Laetitia Filion, Yolande la fiancée, s. l. [Lévis], s.n.
[Imprimerie «Le Quotidien»], 1935, 188 pages.
L’histoire commence en 1913, se
déroule à Québec et aux alentours, surtout à Saint-Jean, Île d’Orléans. Jean
Dubreuil et Henri Desruisseaux sont deux universitaires qui achèvent leurs
études: le premier veut devenir médecin et le second, avocat. Jean a une sœur,
Yolande, qui a une amie, Lucienne. Les jeunes filles ont fréquenté les
couvents, ont terminé leurs études et demeurent à la maison en attendant de
trouver un mari. Henri est amoureux de Yolande et Jean, de Lucienne.
Aux termes de leurs études, en
1915, pour des raisons obscures, Jean et Henri décident de s’enrôler. Juste
avant de partir, l’un et l’autre se déclarent à sa belle. Ils se retrouvent successivement
à Val Cartier (sic), à Plymouth, puis au front à Rouen. Les amoureux s’échangent
des lettres. Les deux gars s’en tirent jusqu’en 1916 : Henri est amputé
des deux jambes. Il rentre au pays au printemps 1917, envoie une lettre à Yolande
dans laquelle il la libère de son engagement. Même si tout le monde lui
conseille d’accepter cette rupture, elle ne l’entend pas ainsi. Elle essaie sans succès de convaincre ses
parents et son fiancé. Le temps passe, Yolande s’accroche à son rêve jusqu’à ce
que Henri meure (on ne comprend pas trop de quoi).
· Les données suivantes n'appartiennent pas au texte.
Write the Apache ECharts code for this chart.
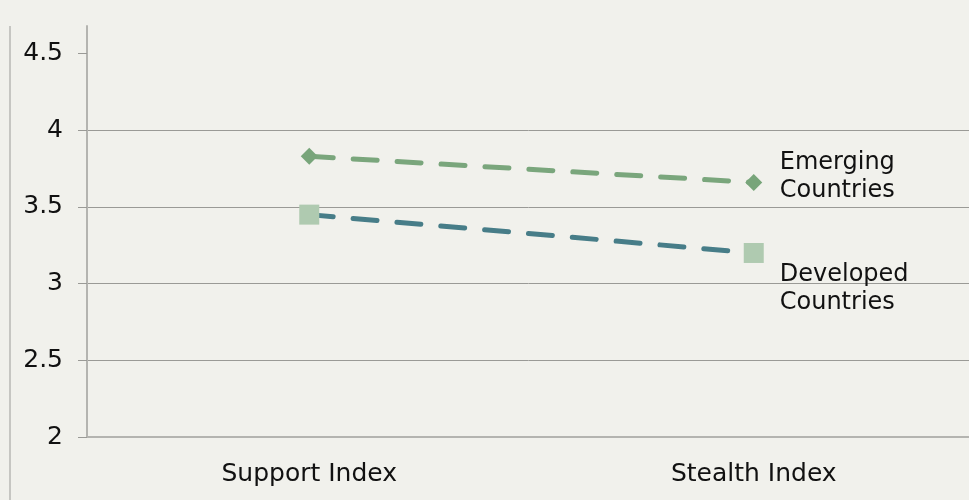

En novembre 1918, survient l’armistice
et Jean rentre au pays. Il revoit Lucienne, mais rompt avec elle. Pendant la
guerre, elle s’était trouvé un autre amoureux, au cas où il ne serait pas
revenu. Jean est maintenant médecin à Matane. Monsieur Dubreuil meurt. À défaut
du grand amour, Jean épouse une gentille fille. Quand madame Dubreuil meurt à
son tour, Yolande se retrouve seule. Elle décide de rester célibataire et de donner
sa vie aux autres : elle allègera la vieillesse de madame Desruisseaux (qui
aurait dû être sa belle-mère), d’une vieille tante et s’occupera des enfants de
son frère.
Inutile de vous dire que je n’aime
pas la conclusion de ce roman :
« De la joyeuse fiancée du mois de juillet 1915, il ne restait plus qu'une personne vieillie avant l'âge et qui désormais partagerait ses soins et son dévouement entre sa tante Sylvie et Madame Desruisseaux. A toutes deux qui étaient âgées, elle fermerait les yeux. Henri n'aurait pas de reproches à lui faire, après s'être dépensé auprès de ses parents, elle serait pour sa mère, à lui, une fille affectueuse et dévouée comme elle l'avait promis. Enfin, plus tard elle irait partager avec sa belle-sœur les devoirs nombreux qu’impose une famille.Yolande, seule dans la chambre d'Henri, que Madame Desruisseaux met à sa disposition, pense à ses rêves d'avenir, et voit qu'ils se sont tous changés en fumée. Malgré un soupir qui gonfle sa poitrine, elle ne se sent pas trop malheureuse: il lui reste encore quelqu'un pour qui se dévouer. »
Il y a beaucoup de femmes qui commencent
une carrière de romancière aux alentours des années 1930 et Laetitia Filion
(1897-1947) est l’une d’elle. Disons que la plupart ont écrit sur les
relations amoureuses. Je pense à Hélène
Charbonneau, Jovette Bernier,
Éva Senécal,
Marie-Louise
Turcot, Françoise
Morin et Adrienne Maillet (L’Oncle des jumeaux Pomponelle, 1939).
Je dois dire que toutes celles citées ci-dessus, sauf Morin, sont supérieures à
Filion.
En choisissant le point de vue de
la jeune fille naïve (Yolande), qui ne voit guère plus loin que l’amour qu’elle
éprouve pour Henri, Filion condamnait son roman à la superficialité. On ne sait
pour ainsi dire rien de la guerre, rien de la petite communauté dans laquelle
elle vit, rien de ses parents. Le lecteur reste muré, avec elle, dans son rêve
d’amour, devenu pathétique quand son amoureux est amputé. Même le décor est en
partie escamoté : tout au plus, on mentionne à quelques reprises le
traversier qui assurait la liaison entre l’île d’Orléans et Québec.